We all can and do grow stale. We become entrenched in what we are doing. It’s part of being human. Stimulation is the reward and the fuel of new challenge, new direction, new purpose. The daily Pursuit of Excellence is generically unbeatable if we persevere. A wise man once said, “Of all things essential to success, only one thing is invincible, and that is perseverance. We can have all knowledge, wisdom, skill, persuasive ability, vast capital resources, even genius, but without perseverance toward a realistic goal, we are certain to fall short.” Perseverance only involves when realistic goals will be achieved, not whether they will be achieved.
Maybe you know people who habitually do the things I am talking about. None of my acquaintances, and of whom I have read, ever had simply “making money” as a primary goal. (Not that the profit motive is bad. It isn’t.) They all did have the Pursuit of Excellence as the generic motivation for daily professional activity. These people succeed because they are constantly challenged, by and within themselves. They are never totally satisfied with performance, but are positive about their dissatisfaction and channel its energy toward better results. They are constantly renewed people who seem to have boundless energy and enthusiasm for whatever task is at hand. To people like this a crisis, of any kind in business, or any other seemingly insurmountable obstacle, is only a problem to be solved, not the “beginning of the end” or any of those negative things that only waste time and drain away energy.

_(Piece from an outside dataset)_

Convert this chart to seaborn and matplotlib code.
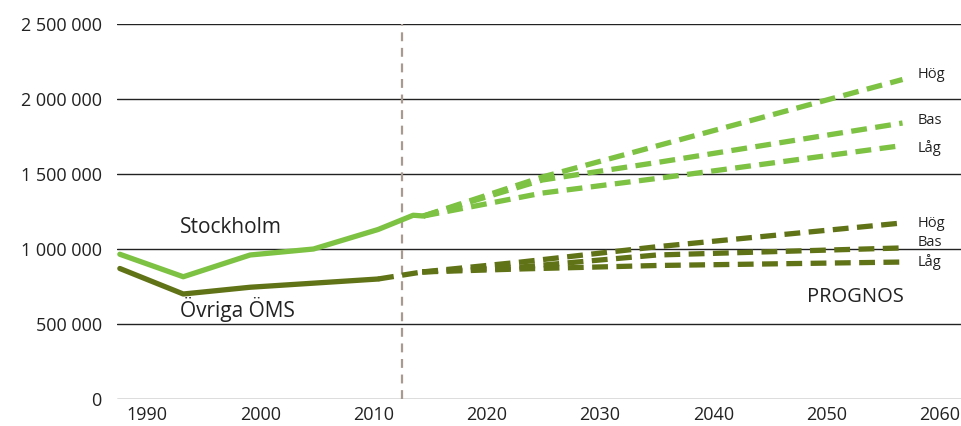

Are we where we could and should be? Improvement begins with you and me. You fill in the blanks for your situation. I will for mine. I don’t here mean to criticize or judge any person or company in commercial arboriculture, except in the most positive sense. I do mean to challenge and to motivate to a new perception of performance. I want to build toward excellence from wherever you and I are now.
I am determined to serve as President of NAA in the Pursuit of Excellence, and in that spirit, I extend that challenge to all of Commercial Arboriculture. The future belongs to those who prepare for it, and I want nothing less than one of excellence.
Footnotes
↵1 Presented at the annual conference of the International Society of Arboriculture in Keystone, Colorado in August 1987.